I continue to have great hope for Ryan.
Love, understanding, prayers for peace and healing
Hugs, Paula
Kathy says
We all love you and care about you no matter where you end up, no matter how ugly it gets. You bring joy and meaning to others.
Grey says
It is up to all of us to be here for the Diviney family. Do not freeze. Do not give up. Do not tire. Continue to be active, and continue to be a part of the entire process. For Ken, for Ryan, for Sue, and for Keri.
Colleen says
I’m so sorry for your pain and so sorry for Ryan and the condition he didn’t ask for.
We’re all here and I thank you for writing because I think we all knew why you didn’t post yesterday but thank you for posting today.
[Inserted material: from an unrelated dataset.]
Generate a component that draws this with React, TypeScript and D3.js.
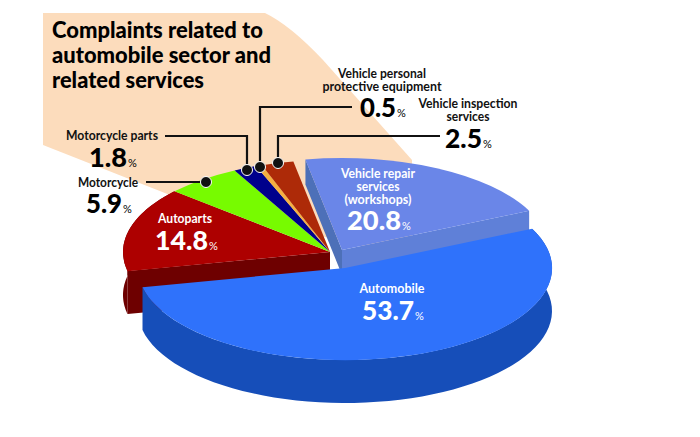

We do worry when we don’t hear from you.
Wish I could take the pain away from you and your family and especially from Ryan.
Rita says
We are all here to help see you through to the other side, Ken; you, Sue, Kari and that warrior son of yours. Whatever “the other side” looks like, we believe it’ll be much, much better for Ryan and your family. That’s the hope we’re holding onto, trusting that God is still in control of this flawed world and has a very important plan for Ryan yet. Love and prayers are always being sent your way. Thank you for choosing to write today, despite causing you even more pain.
Karen S. says
Stay strong Ken; you are doing an amazing job with your son. Stay strong.